The issues faced by Central American immigrants is a particular concern since most of immigrants who have become isolated in the US. The situation face by the immigrants are not unique to them or to immigrants. The challenges they face are also shared with other populations that suffer social exclusion or marginalization that may be unique to regional origins . In the critically acclaimed film Toritlla Soup, the plight of many many of these immigrants, particularly those from Central America trying to escape political persecution, face the seemingly impossible choice of having no choice to leave one's country and having nowhere to go. The sense of disenfranchisement prevails in whatever choice they make. At the same time, they also have to struggle with their personal and social identity as they and their family transition to their adoptive communities whose cultural, social and political barriers often lie beyond their competencies to surpass.

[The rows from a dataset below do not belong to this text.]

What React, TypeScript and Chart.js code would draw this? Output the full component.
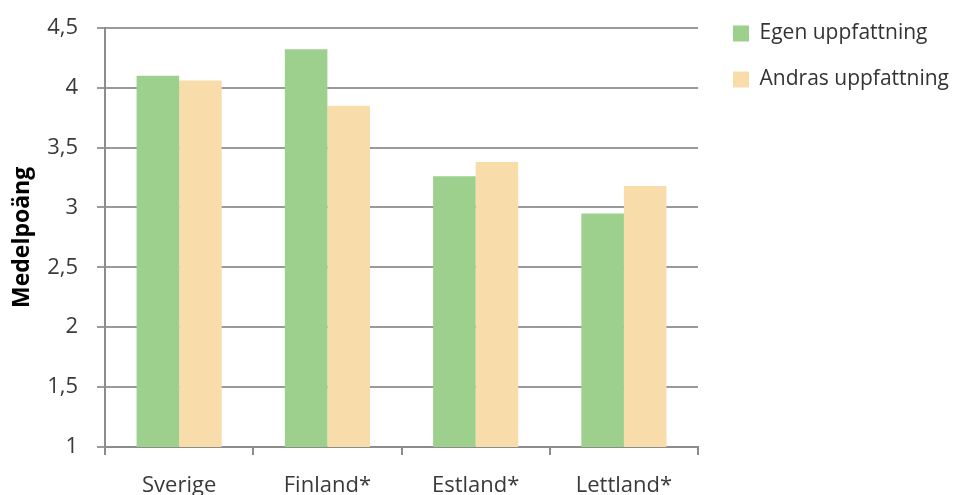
import React, { useEffect, useRef } from "react";
import { Chart, registerables } from "chart.js";

Chart.register(...registerables);

const categories = ["Sverige", "Finland*", "Estland*", "Lettland*"];
const egenValues = [4.1, 4.32, 3.26, 2.95];
const andrasValues = [4.06, 3.85, 3.38, 3.18];
const seriesLabels = ["Egen uppfattning", "Andras uppfattning"];
const yTitle = "Medelpoäng";

export default function App() {
  const ref = useRef<HTMLCanvasElement | null>(null);
  useEffect(() => {
    if (!ref.current) return;
    const chart = new Chart(ref.current, {
      type: "bar",
      data: {
        labels: categories,
        datasets: [
          {
            label: seriesLabels[0],
            data: egenValues,
            backgroundColor: "#9dd08d",
            borderWidth: 0,
            categoryPercentage: 0.574,
            barPercentage: 1,
          },
          {
            label: seriesLabels[1],
            data: andrasValues,
            backgroundColor: "#f8dcaa",
            borderWidth: 0,
            categoryPercentage: 0.574,
            barPercentage: 1,
          },
        ],
      },
      options: {
        animation: false,
        responsive: false,
        maintainAspectRatio: false,
        layout: { padding: { left: 0, top: -2, right: -3, bottom: 0 } },
        plugins: {
          tooltip: { enabled: false },
          legend: {
            position: "right",
            align: "start",
            maxWidth: 260,
            labels: {
              boxWidth: 16,
              boxHeight: 16,
              padding: 25,
              color: "#333",
              font: { family: "Open Sans", size: 21 },
            },
          },
        },
        scales: {
          x: {
            offset: true,
            grid: {
              offset: true,
              drawOnChartArea: false,
              drawTicks: true,
              tickLength: 8,
              color: "#8c8c8c",
              lineWidth: 2,
            },
            border: { color: "#8c8c8c", width: 2 },
            ticks: {
              padding: 18,
              color: "#3a3a3a",
              font: { family: "Open Sans", size: 22 },
            },
            afterFit: (s: any) => {
              s.height = 48;
            },
          },
          y: {
            min: 1,
            max: 4.5,
            ticks: {
              stepSize: 0.5,
              padding: 19,
              color: "#3a3a3a",
              font: { family: "Open Sans", size: 22, lineHeight: 0.8 },
              callback: (v: any) => String(v).replace(".", ","),
            },
            grid: {
              color: "#9a9a9a",
              lineWidth: 2,
              tickLength: 8,
            },
            border: { color: "#8c8c8c", width: 2 },
            title: {
              display: true,
              text: yTitle,
              color: "#000",
              padding: { top: 9, bottom: 0 },
              font: { family: "Open Sans", size: 23, weight: "bold" },
            },
            afterFit: (s: any) => {
              s.width = 105;
            },
          },
          yRight: {
            type: "linear",
            position: "right",
            grid: { display: false },
            border: { display: false },
            ticks: { display: false },
            afterFit: (s: any) => {
              s.width = 10;
            },
          },
        },
      },
    });
    return () => chart.destroy();
  }, []);
  return (
    <div style={{ position: "absolute", left: 0, top: 0, width: 956, height: 495 }}>
      <canvas ref={ref} width={956} height={495} style={{ width: 956, height: 495 }} />
    </div>
  );
}
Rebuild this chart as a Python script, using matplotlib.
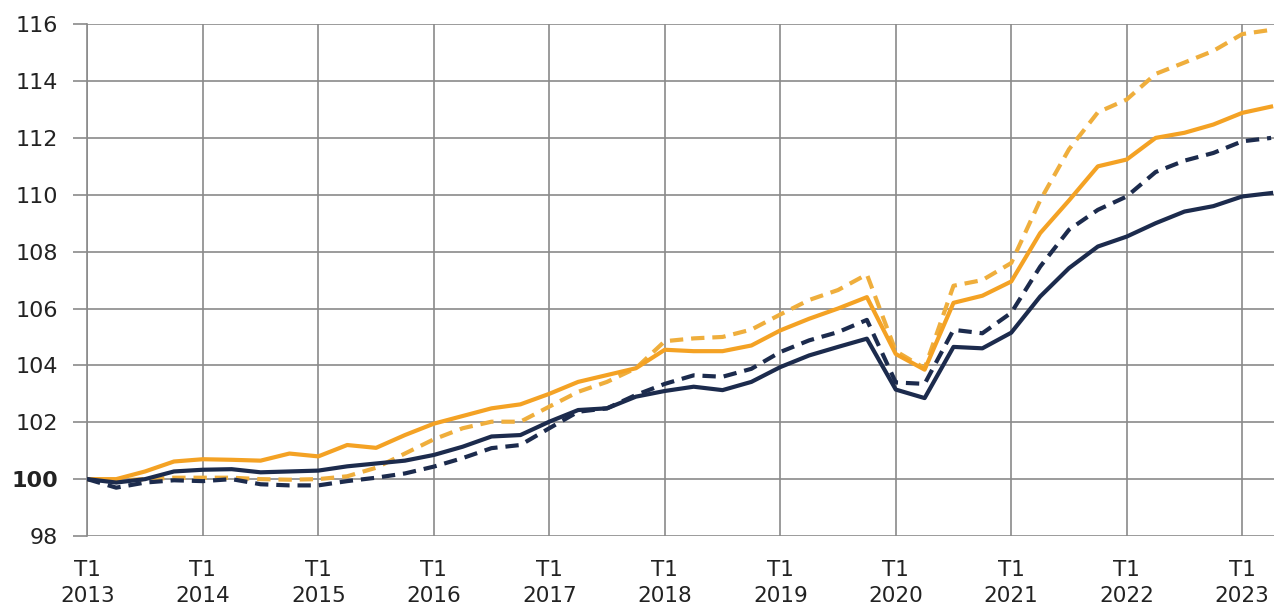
import matplotlib
matplotlib.use("Agg")
import matplotlib.pyplot as plt
import numpy as np

# Quarterly data, T1 2013 .. T2 2023
years = list(range(2013, 2024))
quarters = [f"T{q} {y}" for y in years for q in range(1, 5)][:42]

navy_solid = [100.0, 99.88, 100.0, 100.27,
              100.33, 100.35, 100.24, 100.27,
              100.3, 100.45, 100.55, 100.65,
              100.85, 101.14, 101.5, 101.55,
              102.02, 102.43, 102.49, 102.9,
              103.1, 103.25, 103.13, 103.42,
              103.94, 104.35, 104.65, 104.94,
              103.15, 102.85, 104.65, 104.6,
              105.15, 106.42, 107.42, 108.18,
              108.53, 109.0, 109.41, 109.6,
              109.94, 110.06]

navy_dashed = [100.0, 99.7, 99.88, 99.96,
               99.93, 100.0, 99.82, 99.78,
               99.78, 99.93, 100.05, 100.2,
               100.44, 100.74, 101.09, 101.2,
               101.79, 102.37, 102.49, 102.96,
               103.35, 103.65, 103.6, 103.88,
               104.47, 104.88, 105.17, 105.6,
               103.4, 103.35, 105.25, 105.13,
               105.85, 107.47, 108.77, 109.47,
               109.94, 110.8, 111.2, 111.47,
               111.88, 112.0]

orange_solid = [100.0, 100.0, 100.27, 100.62,
                100.7, 100.68, 100.65, 100.9,
                100.8, 101.2, 101.1, 101.55,
                101.95, 102.22, 102.49, 102.63,
                103.0, 103.42, 103.66, 103.9,
                104.55, 104.5, 104.5, 104.7,
                105.23, 105.64, 106.0, 106.4,
                104.4, 103.85, 106.2, 106.45,
                106.95, 108.65, 109.8, 111.0,
                111.24, 112.0, 112.18, 112.47,
                112.88, 113.1]

orange_dashed = [100.0, 99.95, 100.0, 100.05,
                 100.05, 100.05, 100.0, 99.98,
                 100.0, 100.1, 100.4, 100.9,
                 101.4, 101.79, 102.02, 102.02,
                 102.55, 103.07, 103.42, 103.9,
                 104.85, 104.95, 105.0, 105.26,
                 105.79, 106.3, 106.65, 107.2,
                 104.5, 103.9, 106.8, 107.0,
                 107.6, 109.8, 111.6, 112.9,
                 113.35, 114.25, 114.65, 115.06,
                 115.65, 115.8]

tick_labels = [f"T1\n{y}" for y in years]
y_ticks = list(range(98, 117, 2))

ORANGE = "#F4A224"
ORANGE_D = "#EFAE3C"
NAVY = "#1C2B4D"
GRID = "#8a8a8a"
TXT = "#222222"

fig = plt.figure(figsize=(12.75, 6.13), dpi=100)
ax = fig.add_axes([0.0685, 0.1256, 0.9307, 0.835])

x = np.arange(len(navy_solid))
ax.plot(x, orange_dashed, color=ORANGE_D, lw=3.0, dashes=(3.2, 1.9), zorder=3,
        solid_joinstyle="round")
ax.plot(x, orange_solid, color=ORANGE, lw=3.0, zorder=4)
ax.plot(x, navy_dashed, color=NAVY, lw=3.0, dashes=(3.2, 1.9), zorder=5)
ax.plot(x, navy_solid, color=NAVY, lw=3.0, zorder=6)

ax.set_xlim(0, 41.1)
ax.set_ylim(98, 116)

ax.set_xticks(np.arange(0, 41, 4))
ax.set_xticklabels(tick_labels, fontsize=15.5, color=TXT, linespacing=1.4)
ax.set_yticks(y_ticks)
ax.set_yticklabels([str(v) for v in y_ticks], fontsize=16, color=TXT)
for lab in ax.get_yticklabels():
    if lab.get_text() == "100":
        lab.set_fontweight("bold")

ax.tick_params(axis="x", length=0, pad=17)
ax.tick_params(axis="y", length=10, width=1.2, color=GRID, pad=11)

ax.grid(True, color=GRID, lw=1.2, zorder=0)
ax.set_axisbelow(True)
for s in ["top", "right", "bottom"]:
    ax.spines[s].set_visible(False)
ax.spines["left"].set_color(GRID)
ax.spines["left"].set_linewidth(1.2)

fig.savefig("out.png", dpi=100)
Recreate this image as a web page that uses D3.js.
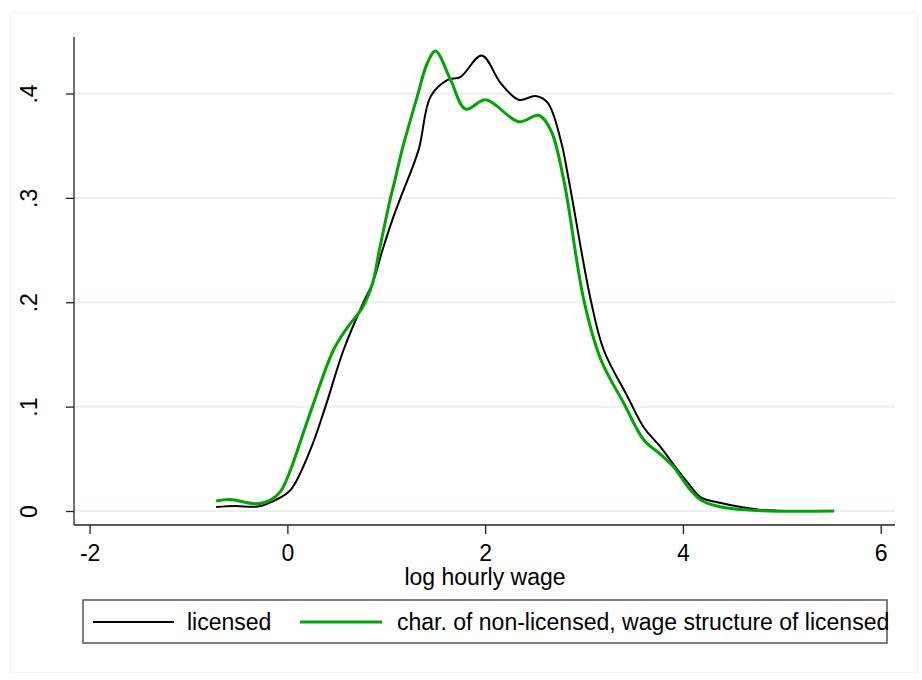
<!DOCTYPE html>
<html>
<head>
<meta charset="utf-8">
<script src="https://cdn.jsdelivr.net/npm/d3@7"></script>
<style>
  html, body { margin: 0; padding: 0; background: #fff; }
  svg { display: block; font-family: "Liberation Sans", Arial, sans-serif; }
</style>
</head>
<body>
<svg id="chart" width="922" height="680"></svg>
<script>
// ---- Data ----
const xTicks = [-2, 0, 2, 4, 6];
const xTickLabels = ["-2", "0", "2", "4", "6"];
const yTicks = [0, 0.1, 0.2, 0.3, 0.4];
const yTickLabels = ["0", ".1", ".2", ".3", ".4"];
const xTitle = "log hourly wage";
const seriesNames = ["licensed", "char. of non-licensed, wage structure of licensed"];

// licensed (black)
const licensedWage = [-0.72, -0.53, -0.30, -0.12, 0.03, 0.23, 0.385, 0.567, 0.77, 0.861, 0.962, 1.073, 1.144, 1.327, 1.448, 1.62, 1.752, 1.965, 2.157, 2.339, 2.511, 2.633, 2.765, 2.846, 3.068, 3.2, 3.443, 3.605, 3.777, 3.909, 4.051, 4.182, 4.385, 4.587, 4.79, 4.96, 5.52];
const licensedDensity = [0.0038, 0.0048, 0.0043, 0.0105, 0.020, 0.058, 0.100, 0.154, 0.200, 0.218, 0.250, 0.282, 0.300, 0.346, 0.397, 0.413, 0.416, 0.4365, 0.410, 0.394, 0.3975, 0.391, 0.355, 0.317, 0.202, 0.154, 0.109, 0.080, 0.061, 0.044, 0.027, 0.013, 0.0077, 0.0038, 0.001, 0.0003, 0.0];

// counterfactual (green)
const counterWage = [-0.72, -0.577, -0.324, -0.172, -0.071, 0.03, 0.101, 0.253, 0.465, 0.608, 0.759, 0.861, 0.93, 1.043, 1.088, 1.16, 1.313, 1.415, 1.499, 1.651, 1.803, 2.005, 2.339, 2.542, 2.663, 2.795, 2.998, 3.17, 3.403, 3.605, 3.777, 3.909, 4.051, 4.182, 4.385, 4.79, 5.53];
const counterDensity = [0.0096, 0.011, 0.007, 0.0105, 0.0185, 0.039, 0.058, 0.100, 0.154, 0.176, 0.195, 0.218, 0.250, 0.300, 0.317, 0.346, 0.397, 0.429, 0.4406, 0.413, 0.385, 0.394, 0.373, 0.379, 0.365, 0.317, 0.202, 0.145, 0.103, 0.068, 0.054, 0.042, 0.023, 0.0105, 0.0038, 0.0003, 0.0];

const colors = ["#000000", "#00a600"];

// ---- Drawing ----
const svg = d3.select("#chart");
const FONT = 23;

// faint outer frame
svg.append("rect").attr("x", 10).attr("y", 12.5).attr("width", 908).attr("height", 660)
  .attr("fill", "#fff").attr("stroke", "#eef3f4").attr("stroke-width", 1);

const x = d3.scaleLinear().domain([-2, 6]).range([89.6, 880.7]);
const y = d3.scaleLinear().domain([0, 0.4]).range([511, 93.5]);
const plotLeft = 74, plotRight = 895, axisY = 525, plotTop = 37;

// gridlines
svg.append("g").selectAll("line").data(yTicks).join("line")
  .attr("x1", plotLeft).attr("x2", plotRight)
  .attr("y1", d => y(d)).attr("y2", d => y(d))
  .attr("stroke", "#eaf1f2").attr("stroke-width", 2);

// curves
const line = d3.line().curve(d3.curveCatmullRom.alpha(0.5));
const series = [
  {wage: licensedWage, dens: licensedDensity, color: colors[0], w: 2},
  {wage: counterWage, dens: counterDensity, color: colors[1], w: 3}
];
series.forEach(s => {
  const pts = s.wage.map((v, i) => [x(v), y(s.dens[i])]);
  svg.append("path").attr("d", line(pts)).attr("fill", "none")
    .attr("stroke", s.color).attr("stroke-width", s.w).attr("stroke-linejoin", "round");
});

// y axis
const yAxis = d3.axisLeft(y).tickValues(yTicks).tickSize(8).tickFormat((d, i) => yTickLabels[i]);
const gy = svg.append("g").attr("transform", `translate(${plotLeft},0)`).call(yAxis);
gy.select(".domain").remove();
gy.selectAll(".tick line").attr("stroke", "#222").attr("stroke-width", 1.3);
gy.selectAll(".tick text").attr("font-size", FONT).attr("font-family", "Liberation Sans, Arial, sans-serif")
  .attr("fill", "#000")
  .attr("text-anchor", "middle").attr("dy", null).attr("x", null)
  .attr("transform", "translate(-37,0) rotate(-90)");
svg.append("line").attr("x1", plotLeft).attr("x2", plotLeft).attr("y1", plotTop).attr("y2", axisY)
  .attr("stroke", "#222").attr("stroke-width", 1.3);

// x axis
const xAxis = d3.axisBottom(x).tickValues(xTicks).tickSize(9).tickFormat((d, i) => xTickLabels[i]);
const gx = svg.append("g").attr("transform", `translate(0,${axisY})`).call(xAxis);
gx.select(".domain").remove();
gx.selectAll(".tick line").attr("stroke", "#222").attr("stroke-width", 1.3);
gx.selectAll(".tick text").attr("font-size", FONT).attr("font-family", "Liberation Sans, Arial, sans-serif")
  .attr("fill", "#000").attr("dy", null).attr("y", 36);
svg.append("line").attr("x1", plotLeft).attr("x2", plotRight).attr("y1", axisY).attr("y2", axisY)
  .attr("stroke", "#222").attr("stroke-width", 1.3);

svg.append("text").attr("x", 485).attr("y", 585).attr("text-anchor", "middle")
  .attr("font-size", FONT).text(xTitle);

// legend
const lg = svg.append("g");
lg.append("rect").attr("x", 83).attr("y", 600).attr("width", 804).attr("height", 43)
  .attr("fill", "#fff").attr("stroke", "#555").attr("stroke-width", 1.5);
const legendItems = [
  {name: seriesNames[0], color: colors[0], w: 2, x1: 93, x2: 174, tx: 187},
  {name: seriesNames[1], color: colors[1], w: 3, x1: 300, x2: 382, tx: 397}
];
legendItems.forEach(it => {
  lg.append("line").attr("x1", it.x1).attr("x2", it.x2).attr("y1", 622).attr("y2", 622)
    .attr("stroke", it.color).attr("stroke-width", it.w);
  lg.append("text").attr("x", it.tx).attr("y", 630).attr("font-size", FONT).text(it.name);
});
</script>
</body>
</html>
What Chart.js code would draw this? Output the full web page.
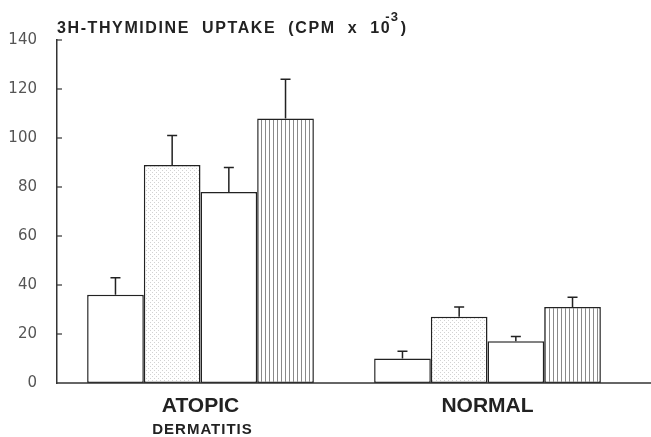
<!DOCTYPE html>
<html>
<head>
<meta charset="utf-8">
<script src="https://cdn.jsdelivr.net/npm/chart.js@4.4.0/dist/chart.umd.min.js"></script>
<style>
  body { margin: 0; background: #fff; }
  #wrap { width: 651px; height: 437px; }
</style>
</head>
<body>
<div id="wrap"><canvas id="chart"></canvas></div>
<script>
// groups on the x axis
var groups = ['ATOPIC', 'NORMAL'];
var groupSub = ['DERMATITIS', ''];

// 3H-thymidine uptake (cpm x 10^-3), four bars per group
var barA = [36, 10];
var barB = [89, 27];
var barC = [78, 17];
var barD = [108, 31];

// upper error (SEM) for each bar
var errA = [7, 3];
var errB = [12, 4];
var errC = [10, 2];
var errD = [16, 4];

var yTicks = [0, 20, 40, 60, 80, 100, 120, 140];

// fill patterns
function dotPattern() {
    var c = document.createElement('canvas');
    c.width = 4; c.height = 4;
    var g = c.getContext('2d');
    g.fillStyle = '#fff';
    g.fillRect(0, 0, 4, 4);
    g.fillStyle = '#d2d2d2';
    g.fillRect(0, 0, 1, 1);
    g.fillRect(2, 2, 1, 1);
    return g.createPattern(c, 'repeat');
}

function linePattern() {
    var c = document.createElement('canvas');
    c.width = 4; c.height = 4;
    var g = c.getContext('2d');
    g.fillStyle = '#fff';
    g.fillRect(0, 0, 4, 4);
    g.fillStyle = '#8a8a8a';
    g.fillRect(1, 0, 1, 4);
    return g.createPattern(c, 'repeat');
}

var errors = [errA, errB, errC, errD];

// error bars, inward y ticks, long baseline, title and second label line
var extras = {
    id: 'extras',
    afterDatasetsDraw: function(chart) {
        var ctx = chart.ctx;
        var y = chart.scales.y;
        ctx.save();
        ctx.strokeStyle = '#222';
        ctx.lineWidth = 1.5;
        chart.data.datasets.forEach(function(ds, i) {
            var meta = chart.getDatasetMeta(i);
            meta.data.forEach(function(bar, j) {
                var top = y.getPixelForValue(ds.data[j] + errors[i][j]);
                ctx.beginPath();
                ctx.moveTo(bar.x, bar.y);
                ctx.lineTo(bar.x, top);
                ctx.moveTo(bar.x - 5, top);
                ctx.lineTo(bar.x + 5, top);
                ctx.stroke();
            });
        });
        ctx.restore();
    },
    afterDraw: function(chart) {
        var ctx = chart.ctx;
        var area = chart.chartArea;
        var y = chart.scales.y;
        var x = chart.scales.x;
        ctx.save();
        ctx.strokeStyle = '#333';
        ctx.lineWidth = 1.5;
        // baseline runs to the right edge
        var y0 = y.getPixelForValue(0);
        ctx.beginPath();
        ctx.moveTo(area.left, y0);
        ctx.lineTo(chart.width, y0);
        ctx.stroke();
        // ticks pointing into the plot
        ctx.lineWidth = 1.2;
        yTicks.forEach(function(v) {
            if (v === 0) return;
            var py = y.getPixelForValue(v);
            ctx.beginPath();
            ctx.moveTo(area.left, py);
            ctx.lineTo(area.left + 5, py);
            ctx.stroke();
        });
        // title
        ctx.fillStyle = '#222';
        ctx.textBaseline = 'alphabetic';
        ctx.textAlign = 'left';
        ctx.font = 'bold 16px "Liberation Sans", Arial, sans-serif';
        ctx.letterSpacing = '1.6px';
        var main = '3H-THYMIDINE  UPTAKE  (CPM  x  10';
        ctx.fillText(main, 57, 33);
        var w = ctx.measureText(main).width;
        ctx.font = 'bold 13px "Liberation Sans", Arial, sans-serif';
        ctx.letterSpacing = '1px';
        ctx.fillText('-3', 57 + w - 6, 21);
        var w2 = ctx.measureText('-3').width;
        ctx.font = 'bold 16px "Liberation Sans", Arial, sans-serif';
        ctx.fillText(')', 57 + w - 4 + w2, 33);
        // second line of group label
        ctx.font = 'bold 15px "Liberation Sans", Arial, sans-serif';
        ctx.letterSpacing = '1px';
        ctx.textAlign = 'center';
        groupSub.forEach(function(s, i) {
            if (s) ctx.fillText(s, x.getPixelForValue(i) + 2, 434);
        });
        ctx.restore();
    }
};

var ctx = document.getElementById('chart').getContext('2d');
var myBarChart = new Chart(ctx, {
    type: 'bar',
    data: {
        labels: groups,
        datasets: [
            { data: barA, backgroundColor: '#fff' },
            { data: barB, backgroundColor: dotPattern() },
            { data: barC, backgroundColor: '#fff' },
            { data: barD, backgroundColor: linePattern() }
        ]
    },
    options: {
        responsive: true,
        maintainAspectRatio: false,
        animation: false,
        layout: { padding: { top: 40, right: 20, left: 0, bottom: 0 } },
        datasets: {
            bar: {
                borderColor: '#222',
                borderWidth: 1.5,
                borderSkipped: false,
                barPercentage: 1.0,
                categoryPercentage: 0.79
            }
        },
        plugins: {
            legend: { display: false },
            tooltip: { enabled: false }
        },
        scales: {
            x: {
                grid: { display: false },
                border: { display: false },
                ticks: {
                    color: '#222',
                    padding: 3,
                    font: { family: '"Liberation Sans", Arial, sans-serif', size: 21, weight: 'bold' }
                },
                afterFit: function(scale) { scale.height = 54; }
            },
            y: {
                min: 0,
                max: 140,
                afterBuildTicks: function(scale) {
                    scale.ticks = yTicks.map(function(v) { return { value: v }; });
                },
                grid: { display: false },
                border: { display: true, color: '#333', width: 1.5 },
                ticks: {
                    color: '#555',
                    padding: 12,
                    font: { family: '"DejaVu Sans", sans-serif', size: 15 }
                },
                afterFit: function(scale) { scale.width = 57; }
            }
        }
    },
    plugins: [extras]
});
</script>
</body>
</html>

Ellis and Wright (2005) study of geography and immigration also shows that there are differences in units of assimilation differs based on geography of immigration. They concluded that there is indication that there is sensitivity to political issues. Menjivar (2000) points out that there is a need to develop more intimate perspective of the issue from immigrants points of view. In her study regrading the immigration trends and issues among El Salvadorans, she points out that immigration into the US, whether legal or not, provides limited opportunity for social representation or empowerment. Often, with the focus of "managing" immigrants, policies become insensitive and unresponsive to the issues that are driving immigration trends, in particular those that are illegal. She points out that most policies view immigrants individually without recognizing the informal and formal social networks. The result is that individual immigrants feel that they are isolated from mainstream American society and rely more on these social groups which can make communicating with the population restrictive, if not combative with the government's various social programs (Johnson, 2006).
Menjivar's (2002) subsequent work, this time focusing on Guatemalans, highlight that the challenged that immigrants are often carried over to their offspring whose identity is often split between being American and that of their parent's native country. Anderson (2003) points out that this can create stress particularly for juveniles and also is considered to reason behind delinquency and victimization. Though these populations may have little link or awareness of their cultural or social history they are subject to the social preconceptions that may incite their feeling of marginalization of social exclusion. This has further been attributed to adult victimization and criminal behavior and lead to diminished effectiveness of social institutions and services for these populations as a whole. Survey of the population who have become victims of abuse indicate a significant history of marginalization, cultural or social exclusion (Menjivar & Salcido, 2002). The experience not only increases their vulnerability to crime or victimization but also their propensity to commit the acts to others.